Recorded data:
- - -
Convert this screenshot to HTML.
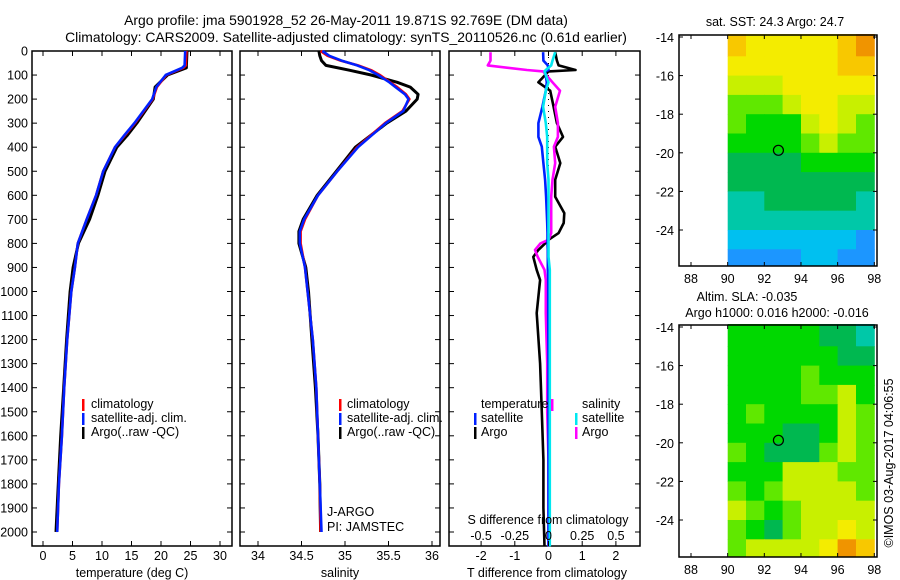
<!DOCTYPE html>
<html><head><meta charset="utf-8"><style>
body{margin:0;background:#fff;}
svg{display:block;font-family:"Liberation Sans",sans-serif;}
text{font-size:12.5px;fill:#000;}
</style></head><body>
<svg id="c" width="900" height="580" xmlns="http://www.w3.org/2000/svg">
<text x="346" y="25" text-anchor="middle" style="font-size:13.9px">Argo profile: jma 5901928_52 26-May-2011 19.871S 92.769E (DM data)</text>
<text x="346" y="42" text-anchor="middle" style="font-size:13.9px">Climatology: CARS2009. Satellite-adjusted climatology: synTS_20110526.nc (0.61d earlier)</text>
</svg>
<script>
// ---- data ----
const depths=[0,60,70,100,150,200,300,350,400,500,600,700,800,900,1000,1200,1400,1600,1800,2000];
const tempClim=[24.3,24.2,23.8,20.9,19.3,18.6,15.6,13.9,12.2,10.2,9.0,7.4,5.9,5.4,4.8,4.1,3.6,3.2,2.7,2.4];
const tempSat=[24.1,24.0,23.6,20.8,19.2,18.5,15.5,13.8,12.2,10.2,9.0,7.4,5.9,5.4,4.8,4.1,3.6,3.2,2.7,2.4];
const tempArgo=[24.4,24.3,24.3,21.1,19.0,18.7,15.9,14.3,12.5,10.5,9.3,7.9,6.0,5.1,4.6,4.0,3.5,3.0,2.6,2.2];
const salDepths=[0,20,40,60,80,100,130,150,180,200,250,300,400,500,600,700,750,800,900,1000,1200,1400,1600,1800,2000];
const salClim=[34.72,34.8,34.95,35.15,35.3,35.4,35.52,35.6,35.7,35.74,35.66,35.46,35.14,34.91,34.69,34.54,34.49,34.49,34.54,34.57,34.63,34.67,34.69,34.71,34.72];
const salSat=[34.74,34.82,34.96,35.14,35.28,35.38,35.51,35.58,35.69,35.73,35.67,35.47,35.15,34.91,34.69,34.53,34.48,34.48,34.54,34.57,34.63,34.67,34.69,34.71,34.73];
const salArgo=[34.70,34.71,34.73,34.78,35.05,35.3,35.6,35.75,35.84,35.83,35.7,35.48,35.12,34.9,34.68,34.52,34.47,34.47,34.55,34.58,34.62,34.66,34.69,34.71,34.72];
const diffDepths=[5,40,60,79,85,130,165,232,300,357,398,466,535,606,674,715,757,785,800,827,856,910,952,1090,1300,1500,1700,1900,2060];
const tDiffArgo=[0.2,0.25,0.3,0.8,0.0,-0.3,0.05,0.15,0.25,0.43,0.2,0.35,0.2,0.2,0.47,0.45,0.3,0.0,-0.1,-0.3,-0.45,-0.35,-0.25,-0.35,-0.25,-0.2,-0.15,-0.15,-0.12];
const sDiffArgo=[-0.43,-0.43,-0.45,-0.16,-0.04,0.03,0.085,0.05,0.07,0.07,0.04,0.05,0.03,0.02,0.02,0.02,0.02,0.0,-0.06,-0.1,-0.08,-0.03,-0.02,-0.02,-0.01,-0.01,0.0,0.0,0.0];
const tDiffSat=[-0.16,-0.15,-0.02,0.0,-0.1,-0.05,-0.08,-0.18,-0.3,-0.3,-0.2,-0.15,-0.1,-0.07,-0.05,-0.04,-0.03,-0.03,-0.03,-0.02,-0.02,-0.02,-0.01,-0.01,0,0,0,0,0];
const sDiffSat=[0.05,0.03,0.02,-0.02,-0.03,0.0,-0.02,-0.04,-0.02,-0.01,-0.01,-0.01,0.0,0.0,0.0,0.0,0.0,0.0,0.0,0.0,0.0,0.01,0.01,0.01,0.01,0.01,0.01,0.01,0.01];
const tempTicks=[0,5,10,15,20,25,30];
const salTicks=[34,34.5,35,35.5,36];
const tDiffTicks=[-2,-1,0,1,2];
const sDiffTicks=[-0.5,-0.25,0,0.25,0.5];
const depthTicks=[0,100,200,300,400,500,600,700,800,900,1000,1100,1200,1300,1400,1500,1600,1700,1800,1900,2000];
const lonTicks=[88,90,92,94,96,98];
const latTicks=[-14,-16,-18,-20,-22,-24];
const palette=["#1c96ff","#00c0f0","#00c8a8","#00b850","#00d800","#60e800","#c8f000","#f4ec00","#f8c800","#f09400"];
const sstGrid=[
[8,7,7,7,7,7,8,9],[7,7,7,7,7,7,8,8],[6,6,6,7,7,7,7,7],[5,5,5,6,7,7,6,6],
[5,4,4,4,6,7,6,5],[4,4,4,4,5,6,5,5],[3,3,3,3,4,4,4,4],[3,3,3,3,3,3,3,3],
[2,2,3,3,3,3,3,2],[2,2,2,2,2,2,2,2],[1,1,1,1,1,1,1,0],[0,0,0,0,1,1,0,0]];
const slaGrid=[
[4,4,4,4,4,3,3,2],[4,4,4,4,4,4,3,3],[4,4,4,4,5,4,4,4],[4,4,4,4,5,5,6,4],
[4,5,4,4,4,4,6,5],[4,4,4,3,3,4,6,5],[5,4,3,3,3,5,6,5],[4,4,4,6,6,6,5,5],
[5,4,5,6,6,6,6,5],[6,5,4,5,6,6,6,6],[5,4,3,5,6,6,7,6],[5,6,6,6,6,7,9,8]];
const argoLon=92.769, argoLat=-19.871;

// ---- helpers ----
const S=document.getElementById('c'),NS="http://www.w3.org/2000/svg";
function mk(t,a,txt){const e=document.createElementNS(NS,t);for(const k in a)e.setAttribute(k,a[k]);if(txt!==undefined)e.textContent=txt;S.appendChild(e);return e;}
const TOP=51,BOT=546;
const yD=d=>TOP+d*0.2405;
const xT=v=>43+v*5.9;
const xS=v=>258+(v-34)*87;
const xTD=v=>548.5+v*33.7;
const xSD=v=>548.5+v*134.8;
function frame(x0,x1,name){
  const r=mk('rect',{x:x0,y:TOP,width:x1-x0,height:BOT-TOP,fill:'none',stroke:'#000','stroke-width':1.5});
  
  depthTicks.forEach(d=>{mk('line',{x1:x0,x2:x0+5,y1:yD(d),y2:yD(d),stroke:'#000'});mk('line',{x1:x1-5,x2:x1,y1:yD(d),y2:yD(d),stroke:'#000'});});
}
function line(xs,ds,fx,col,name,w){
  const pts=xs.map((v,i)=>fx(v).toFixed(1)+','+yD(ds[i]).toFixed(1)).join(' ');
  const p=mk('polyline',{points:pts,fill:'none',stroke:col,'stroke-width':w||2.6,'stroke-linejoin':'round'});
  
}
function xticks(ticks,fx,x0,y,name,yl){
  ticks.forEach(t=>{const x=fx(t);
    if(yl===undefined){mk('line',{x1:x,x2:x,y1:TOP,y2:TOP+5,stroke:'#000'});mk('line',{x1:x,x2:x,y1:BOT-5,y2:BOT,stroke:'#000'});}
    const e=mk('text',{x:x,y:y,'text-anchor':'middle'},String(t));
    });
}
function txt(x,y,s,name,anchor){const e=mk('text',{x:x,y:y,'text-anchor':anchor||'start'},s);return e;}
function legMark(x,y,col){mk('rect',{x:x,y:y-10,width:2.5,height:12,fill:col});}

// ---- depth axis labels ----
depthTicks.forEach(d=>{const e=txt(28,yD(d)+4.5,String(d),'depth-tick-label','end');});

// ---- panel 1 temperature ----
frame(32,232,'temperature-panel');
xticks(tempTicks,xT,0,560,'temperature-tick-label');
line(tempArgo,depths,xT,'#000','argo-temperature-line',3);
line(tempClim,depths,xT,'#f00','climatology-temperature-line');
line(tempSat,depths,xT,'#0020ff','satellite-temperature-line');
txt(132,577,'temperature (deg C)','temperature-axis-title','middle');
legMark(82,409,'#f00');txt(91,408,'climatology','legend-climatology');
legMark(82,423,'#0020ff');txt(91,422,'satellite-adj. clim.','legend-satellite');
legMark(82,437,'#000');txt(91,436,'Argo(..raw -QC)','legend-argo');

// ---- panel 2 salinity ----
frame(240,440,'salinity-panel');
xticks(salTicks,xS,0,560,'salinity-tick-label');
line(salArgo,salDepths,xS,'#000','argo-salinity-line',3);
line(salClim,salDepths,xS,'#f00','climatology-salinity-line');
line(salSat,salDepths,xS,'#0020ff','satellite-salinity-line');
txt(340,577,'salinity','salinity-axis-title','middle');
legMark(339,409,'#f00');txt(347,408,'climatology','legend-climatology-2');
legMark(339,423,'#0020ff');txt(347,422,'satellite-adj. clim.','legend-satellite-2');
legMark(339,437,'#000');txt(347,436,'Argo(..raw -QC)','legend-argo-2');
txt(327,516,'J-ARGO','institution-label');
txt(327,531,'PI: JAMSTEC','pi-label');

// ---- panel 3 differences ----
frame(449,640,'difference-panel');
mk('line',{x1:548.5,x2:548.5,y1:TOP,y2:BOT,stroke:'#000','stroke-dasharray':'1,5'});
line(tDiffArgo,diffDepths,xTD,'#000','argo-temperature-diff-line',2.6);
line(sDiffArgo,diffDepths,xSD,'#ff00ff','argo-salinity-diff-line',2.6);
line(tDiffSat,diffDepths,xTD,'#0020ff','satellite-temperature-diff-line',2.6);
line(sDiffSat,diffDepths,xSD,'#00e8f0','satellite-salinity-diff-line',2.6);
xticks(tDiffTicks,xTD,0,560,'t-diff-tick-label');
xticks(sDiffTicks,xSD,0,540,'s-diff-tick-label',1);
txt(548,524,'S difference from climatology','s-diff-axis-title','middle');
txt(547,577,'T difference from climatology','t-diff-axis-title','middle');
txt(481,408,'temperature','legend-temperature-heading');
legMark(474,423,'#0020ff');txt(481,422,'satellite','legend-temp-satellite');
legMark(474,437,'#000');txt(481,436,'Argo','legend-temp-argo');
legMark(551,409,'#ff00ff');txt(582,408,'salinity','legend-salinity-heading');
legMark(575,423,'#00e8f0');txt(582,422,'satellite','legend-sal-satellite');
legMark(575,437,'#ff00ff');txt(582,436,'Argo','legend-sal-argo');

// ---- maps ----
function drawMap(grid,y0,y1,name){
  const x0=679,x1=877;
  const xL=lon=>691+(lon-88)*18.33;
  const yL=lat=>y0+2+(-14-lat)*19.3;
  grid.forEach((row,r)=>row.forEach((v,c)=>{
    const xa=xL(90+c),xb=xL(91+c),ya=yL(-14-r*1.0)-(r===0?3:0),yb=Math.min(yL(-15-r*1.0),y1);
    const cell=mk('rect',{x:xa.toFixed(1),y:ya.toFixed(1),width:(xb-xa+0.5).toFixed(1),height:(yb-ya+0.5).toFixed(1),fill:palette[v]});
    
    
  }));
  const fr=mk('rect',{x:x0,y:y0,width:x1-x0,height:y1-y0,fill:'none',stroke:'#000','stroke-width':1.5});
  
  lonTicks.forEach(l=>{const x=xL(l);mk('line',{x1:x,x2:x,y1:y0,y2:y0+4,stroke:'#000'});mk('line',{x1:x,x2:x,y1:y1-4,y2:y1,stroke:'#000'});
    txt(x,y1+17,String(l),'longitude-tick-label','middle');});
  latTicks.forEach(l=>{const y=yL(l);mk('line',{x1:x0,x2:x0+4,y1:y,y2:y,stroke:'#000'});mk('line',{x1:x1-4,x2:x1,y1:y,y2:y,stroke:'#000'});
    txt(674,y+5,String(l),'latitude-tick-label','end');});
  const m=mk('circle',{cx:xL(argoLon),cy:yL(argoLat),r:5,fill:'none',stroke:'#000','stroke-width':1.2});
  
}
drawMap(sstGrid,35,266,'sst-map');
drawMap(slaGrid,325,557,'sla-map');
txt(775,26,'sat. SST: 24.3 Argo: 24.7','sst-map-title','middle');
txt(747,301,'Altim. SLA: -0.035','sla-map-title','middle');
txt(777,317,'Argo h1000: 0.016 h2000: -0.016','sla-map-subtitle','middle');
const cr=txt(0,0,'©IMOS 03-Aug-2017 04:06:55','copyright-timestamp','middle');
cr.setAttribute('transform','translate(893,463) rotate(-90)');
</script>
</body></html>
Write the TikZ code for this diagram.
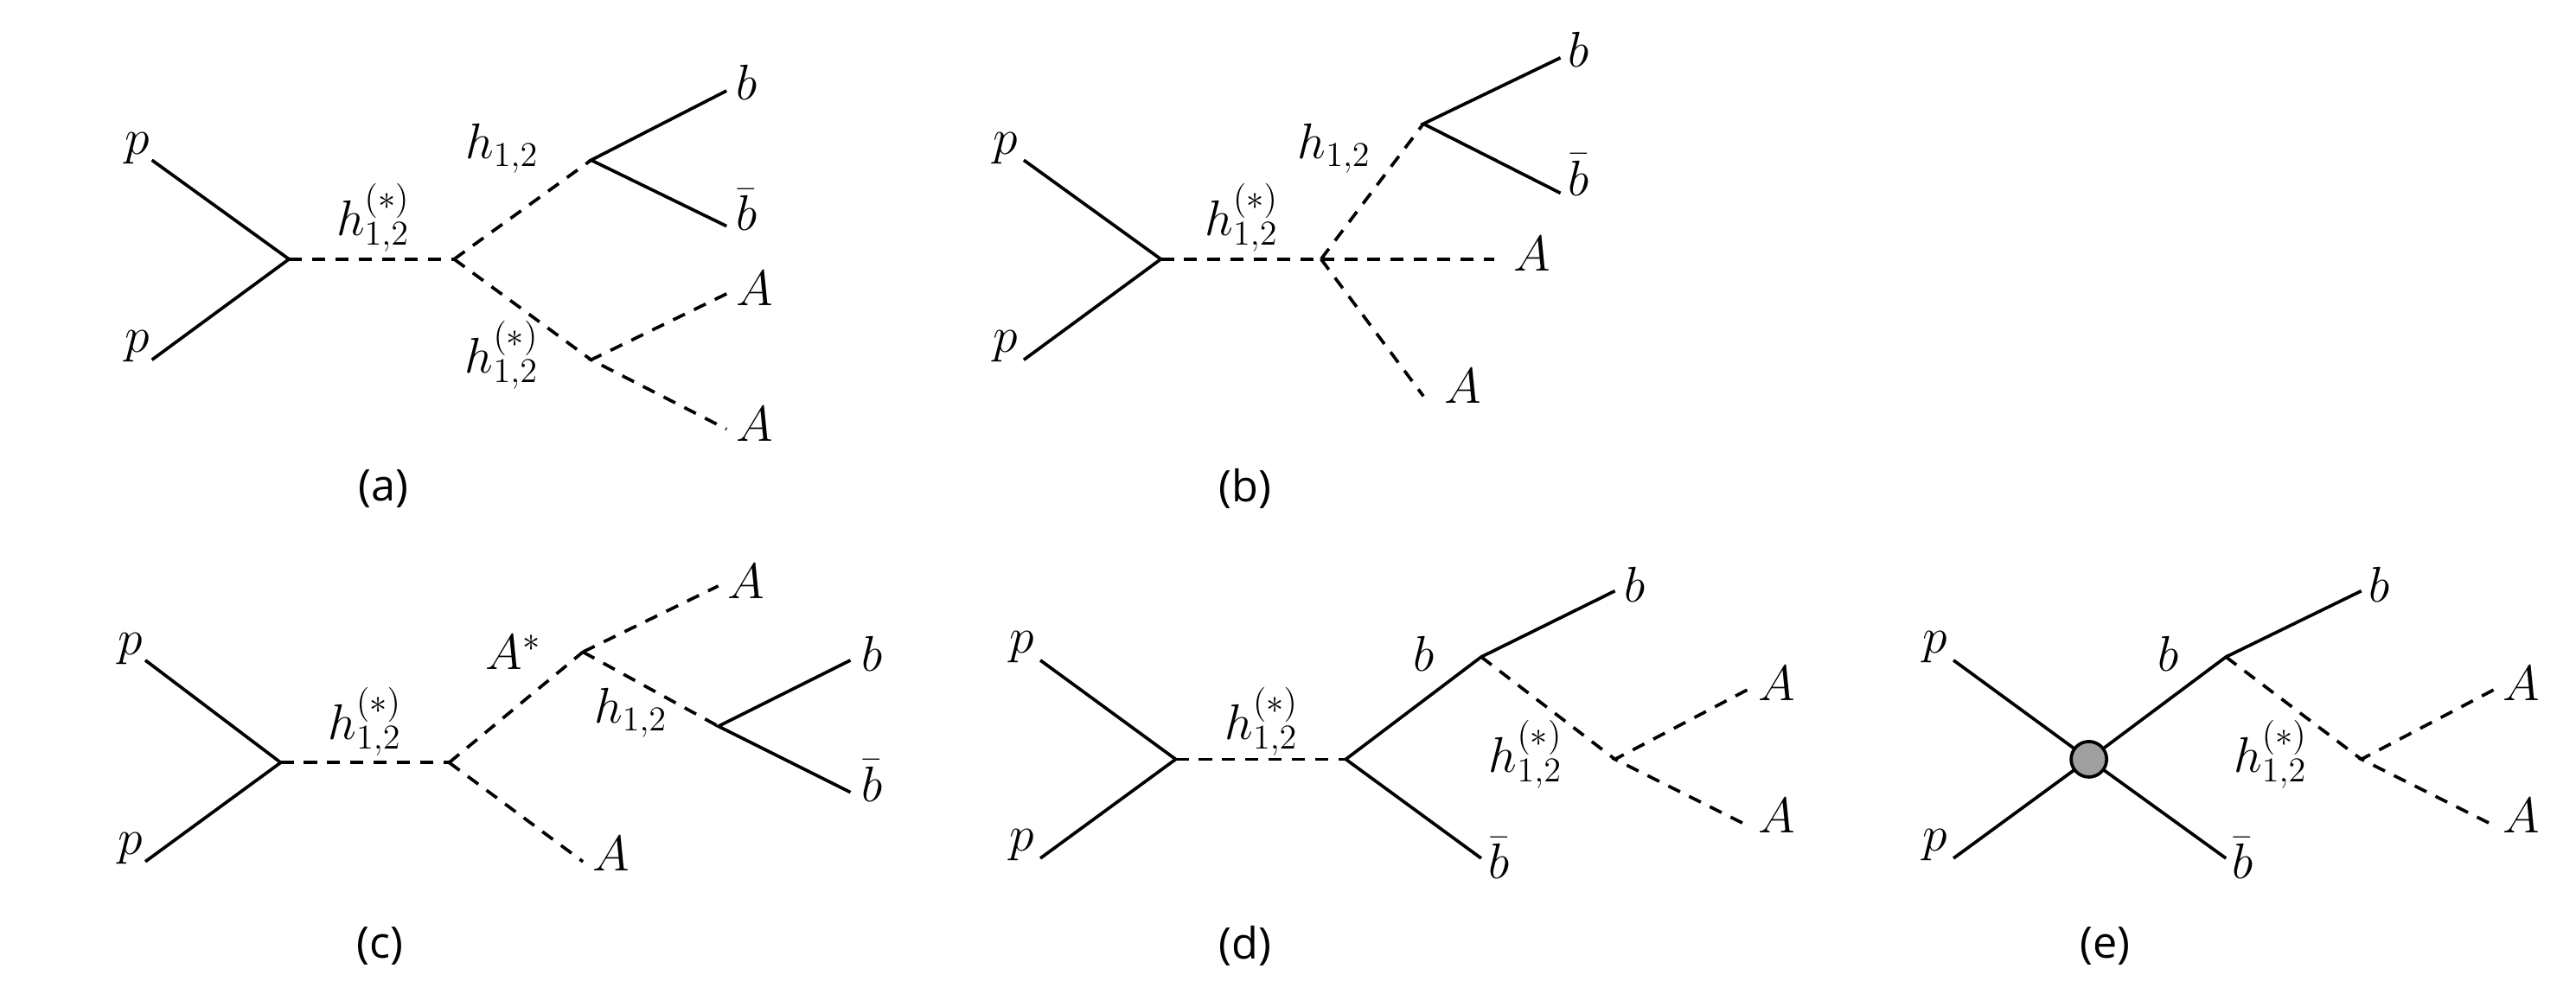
- - -
### WHAT THE EXERCISE ASKS
Tally the lines of the data that contain the string "this" and report the total alone.

### EXERCISE OUTPUT
2